Scott Lemieux at Tapped has read my article on John McCain and pronounces it a "quasi-justification of McCain's reprehensible campaign." Here is the offending passage cited by Lemieux:

Any attempt to determine McCain's true motives is necessarily pure speculation. It's possible that McCain has convinced himself to actually believe the lies he has been telling. But here's a more likely explanation: All this dishonesty can be understood not as a betrayal of McCain's sense of honor but, in an odd way, as a fulfillment of it.

McCain's deep investment in his own honor can drive him to do honorable things, but it can also allow him to believe that anything he does must be honorable. Thus the moralistic, crusading tone McCain brings to almost every cause he joins. In 2000 and afterward, McCain came to despise George W. Bush and Karl Rove. During his more recent primary campaign, McCain thought the same of front-runner Mitt Romney. Not surprisingly, Romney was the target of McCain's most unfair primary attack--an inaccurate claim that he favored a withdrawal timetable in Iraq.

[...]

The pattern here is perfectly clear. McCain has contempt for anybody who stands between him and the presidency.

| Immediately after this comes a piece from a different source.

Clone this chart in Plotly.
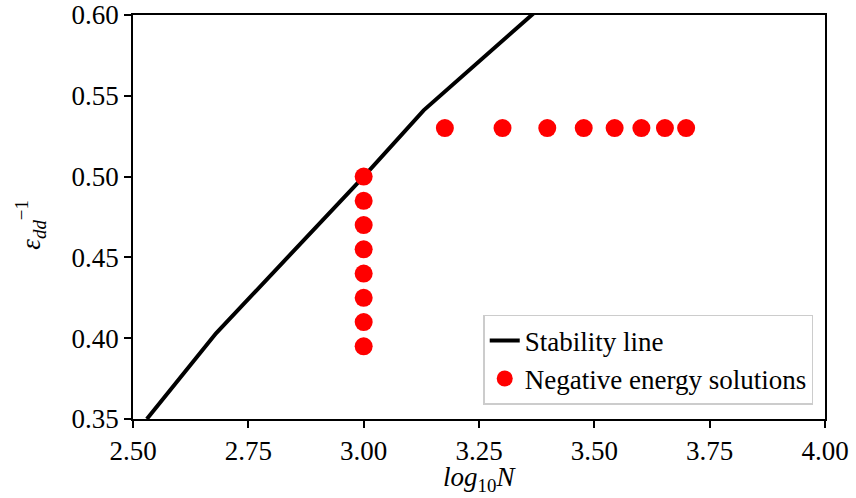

McCain views himself as the ultimate patriot. He loves his country so much that he cannot let it fall into the hands of an unworthy rival. (They all turn out to be unworthy.) Viewed in this way, doing whatever it takes to win is not an act of selfishness but an act of patriotism. McCain tells lies every day and authorizes lying on his behalf, and he probably knows it. But I would guess--and, again, guessing is all we can do--that in his mind he is acting honorably. As he might put it, there is a bigger truth out there.

This is a quasi-justification? I thought it was a straightforward attempt to explain, rather than justify, McCain's thinking. (Keep in mind that this passage comes after a lengthy, detailed recounting of McCain's compulsively dishonest campaign.) Granted, I don't have any sentences like "McCain is a bad man," but I thought the part cited by Lemieux would strike any sentient reader as a portrait of a man who had completely lost his moral bearings in the pursuit of power. Does Lemieux see the Star Wars movies as an attempt to justify the actions of poor Darth Vader, who only wanted to save his family?